====== Given entries
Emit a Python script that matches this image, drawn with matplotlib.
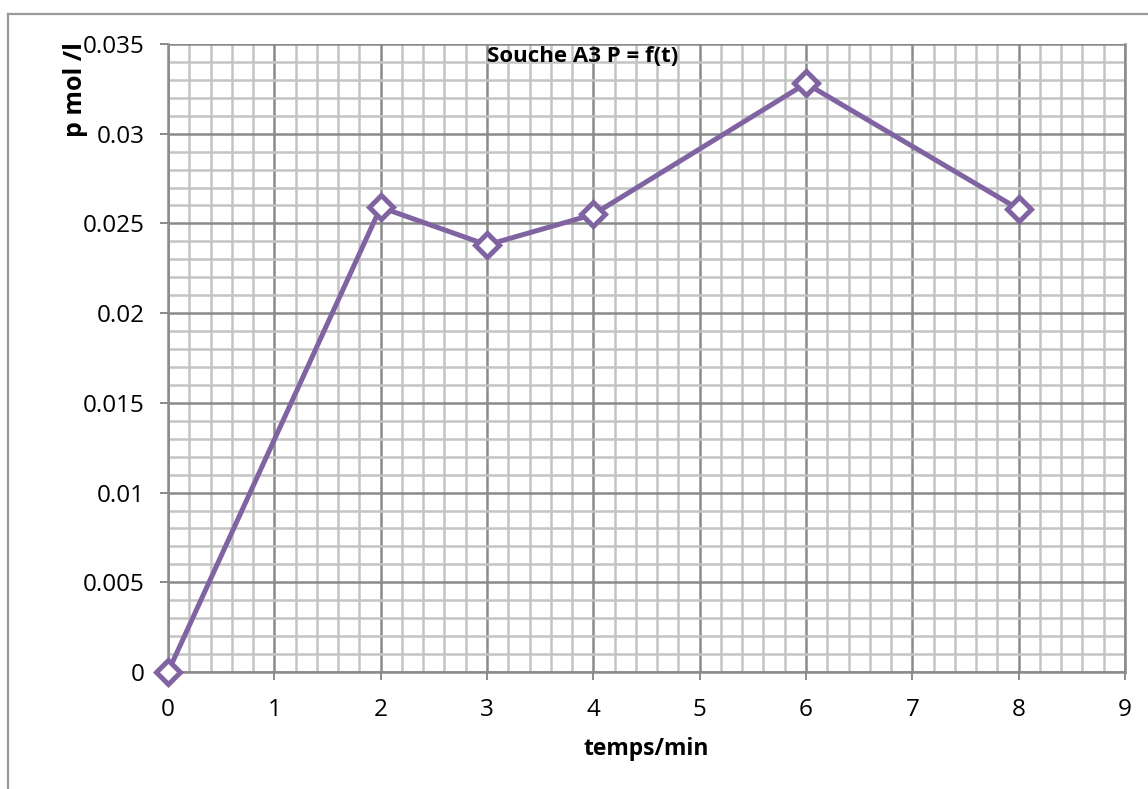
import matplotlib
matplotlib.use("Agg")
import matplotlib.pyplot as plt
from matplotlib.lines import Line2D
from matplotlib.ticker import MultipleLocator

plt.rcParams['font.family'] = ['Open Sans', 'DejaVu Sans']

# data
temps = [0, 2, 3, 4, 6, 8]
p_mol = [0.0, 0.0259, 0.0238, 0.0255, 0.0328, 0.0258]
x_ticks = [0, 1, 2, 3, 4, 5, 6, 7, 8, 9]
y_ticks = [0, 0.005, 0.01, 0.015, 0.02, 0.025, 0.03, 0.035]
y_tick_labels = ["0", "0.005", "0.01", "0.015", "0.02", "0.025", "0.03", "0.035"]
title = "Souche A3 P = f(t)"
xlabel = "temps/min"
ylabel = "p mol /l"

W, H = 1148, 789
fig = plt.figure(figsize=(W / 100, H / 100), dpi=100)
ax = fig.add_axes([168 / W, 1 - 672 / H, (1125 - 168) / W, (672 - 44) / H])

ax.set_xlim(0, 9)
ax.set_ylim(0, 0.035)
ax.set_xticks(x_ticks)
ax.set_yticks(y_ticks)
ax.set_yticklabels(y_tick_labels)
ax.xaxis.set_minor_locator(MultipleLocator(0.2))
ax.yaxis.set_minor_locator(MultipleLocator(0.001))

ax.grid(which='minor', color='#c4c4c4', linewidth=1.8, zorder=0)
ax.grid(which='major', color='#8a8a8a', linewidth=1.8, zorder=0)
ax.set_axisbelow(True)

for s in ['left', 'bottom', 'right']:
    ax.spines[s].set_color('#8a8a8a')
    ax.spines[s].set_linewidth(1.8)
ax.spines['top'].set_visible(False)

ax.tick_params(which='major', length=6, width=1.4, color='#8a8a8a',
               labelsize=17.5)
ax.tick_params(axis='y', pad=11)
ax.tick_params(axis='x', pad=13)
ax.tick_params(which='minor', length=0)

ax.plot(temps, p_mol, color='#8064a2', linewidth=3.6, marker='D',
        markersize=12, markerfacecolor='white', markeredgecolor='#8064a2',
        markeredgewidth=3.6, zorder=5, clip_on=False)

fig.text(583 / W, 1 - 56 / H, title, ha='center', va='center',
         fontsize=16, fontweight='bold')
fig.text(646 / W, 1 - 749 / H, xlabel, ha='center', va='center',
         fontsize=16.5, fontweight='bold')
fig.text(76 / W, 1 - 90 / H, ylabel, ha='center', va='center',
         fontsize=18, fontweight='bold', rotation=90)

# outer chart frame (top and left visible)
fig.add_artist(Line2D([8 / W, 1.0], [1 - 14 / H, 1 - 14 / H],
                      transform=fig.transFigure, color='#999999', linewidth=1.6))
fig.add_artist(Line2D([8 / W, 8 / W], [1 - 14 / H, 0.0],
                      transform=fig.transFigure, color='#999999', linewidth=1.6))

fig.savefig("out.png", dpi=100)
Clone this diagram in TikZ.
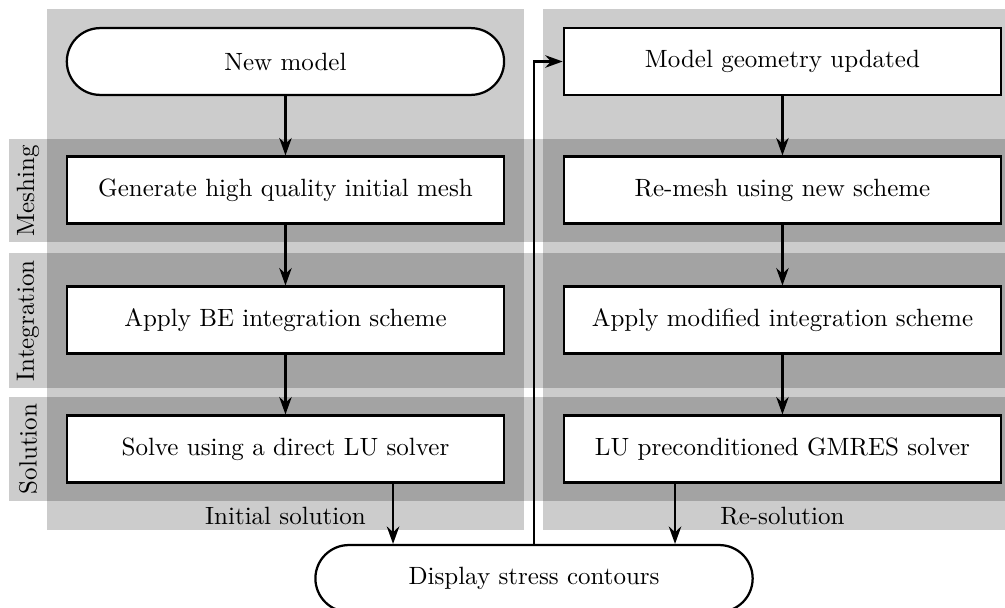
============
§ **Direction**
Without the pictures, repeat the listing above exactly.

§ **Written solution**
Emit a Python script that matches this image, drawn with matplotlib.
import matplotlib
matplotlib.use("Agg")
import matplotlib.pyplot as plt
from matplotlib.lines import Line2D
from matplotlib.ticker import MultipleLocator

plt.rcParams['font.family'] = ['Open Sans', 'DejaVu Sans']

# data
temps = [0, 2, 3, 4, 6, 8]
p_mol = [0.0, 0.0259, 0.0238, 0.0255, 0.0328, 0.0258]
x_ticks = [0, 1, 2, 3, 4, 5, 6, 7, 8, 9]
y_ticks = [0, 0.005, 0.01, 0.015, 0.02, 0.025, 0.03, 0.035]
y_tick_labels = ["0", "0.005", "0.01", "0.015", "0.02", "0.025", "0.03", "0.035"]
title = "Souche A3 P = f(t)"
xlabel = "temps/min"
ylabel = "p mol /l"

W, H = 1148, 789
fig = plt.figure(figsize=(W / 100, H / 100), dpi=100)
ax = fig.add_axes([168 / W, 1 - 672 / H, (1125 - 168) / W, (672 - 44) / H])

ax.set_xlim(0, 9)
ax.set_ylim(0, 0.035)
ax.set_xticks(x_ticks)
ax.set_yticks(y_ticks)
ax.set_yticklabels(y_tick_labels)
ax.xaxis.set_minor_locator(MultipleLocator(0.2))
ax.yaxis.set_minor_locator(MultipleLocator(0.001))

ax.grid(which='minor', color='#c4c4c4', linewidth=1.8, zorder=0)
ax.grid(which='major', color='#8a8a8a', linewidth=1.8, zorder=0)
ax.set_axisbelow(True)

for s in ['left', 'bottom', 'right']:
    ax.spines[s].set_color('#8a8a8a')
    ax.spines[s].set_linewidth(1.8)
ax.spines['top'].set_visible(False)

ax.tick_params(which='major', length=6, width=1.4, color='#8a8a8a',
               labelsize=17.5)
ax.tick_params(axis='y', pad=11)
ax.tick_params(axis='x', pad=13)
ax.tick_params(which='minor', length=0)

ax.plot(temps, p_mol, color='#8064a2', linewidth=3.6, marker='D',
        markersize=12, markerfacecolor='white', markeredgecolor='#8064a2',
        markeredgewidth=3.6, zorder=5, clip_on=False)

fig.text(583 / W, 1 - 56 / H, title, ha='center', va='center',
         fontsize=16, fontweight='bold')
fig.text(646 / W, 1 - 749 / H, xlabel, ha='center', va='center',
         fontsize=16.5, fontweight='bold')
fig.text(76 / W, 1 - 90 / H, ylabel, ha='center', va='center',
         fontsize=18, fontweight='bold', rotation=90)

# outer chart frame (top and left visible)
fig.add_artist(Line2D([8 / W, 1.0], [1 - 14 / H, 1 - 14 / H],
                      transform=fig.transFigure, color='#999999', linewidth=1.6))
fig.add_artist(Line2D([8 / W, 8 / W], [1 - 14 / H, 0.0],
                      transform=fig.transFigure, color='#999999', linewidth=1.6))

fig.savefig("out.png", dpi=100)
Clone this diagram in TikZ.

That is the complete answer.